The article reports that the Trump administration plans to scale back, or “descope,” the Ocean Observatories Initiative (OOI), a $368 million ocean-monitoring network that has operated for more than a decade and provides important data on ocean systems, climate change, marine biodiversity, and ocean health. 

According to the National Science Foundation, the plan involves removing all in-water infrastructure from OOI observation sites off North Carolina, Oregon, Washington, Alaska, and in the Irminger Sea between Greenland and Iceland. NSF said the program is not being fully cancelled, but scientists warned that once the infrastructure is removed, real-time data streams and observing capacity at those locations will end. 

Scientists interviewed in the article argue that dismantling the system would create a serious gap in long-term ocean and climate data.

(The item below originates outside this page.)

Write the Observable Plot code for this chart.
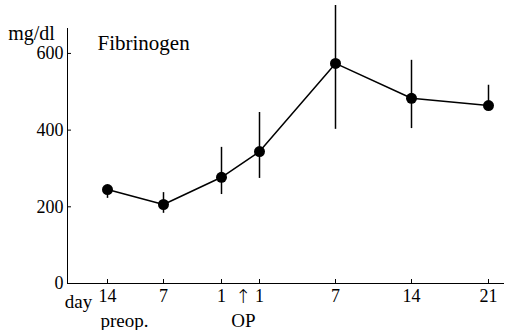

The OOI’s instruments have helped researchers study carbon sequestration, deep-ocean mixing, marine ecosystems, fisheries, and the Atlantic Meridional Overturning Circulation, a major current system linked to global climate stability. 

The article frames the decision as part of broader Trump administration cuts to climate and science programs. Critics say the move is short-sighted because rebuilding such a complex monitoring network—and the expertise needed to run it—would be difficult, while losing observations would make it harder to understand and prepare for climate-related risks.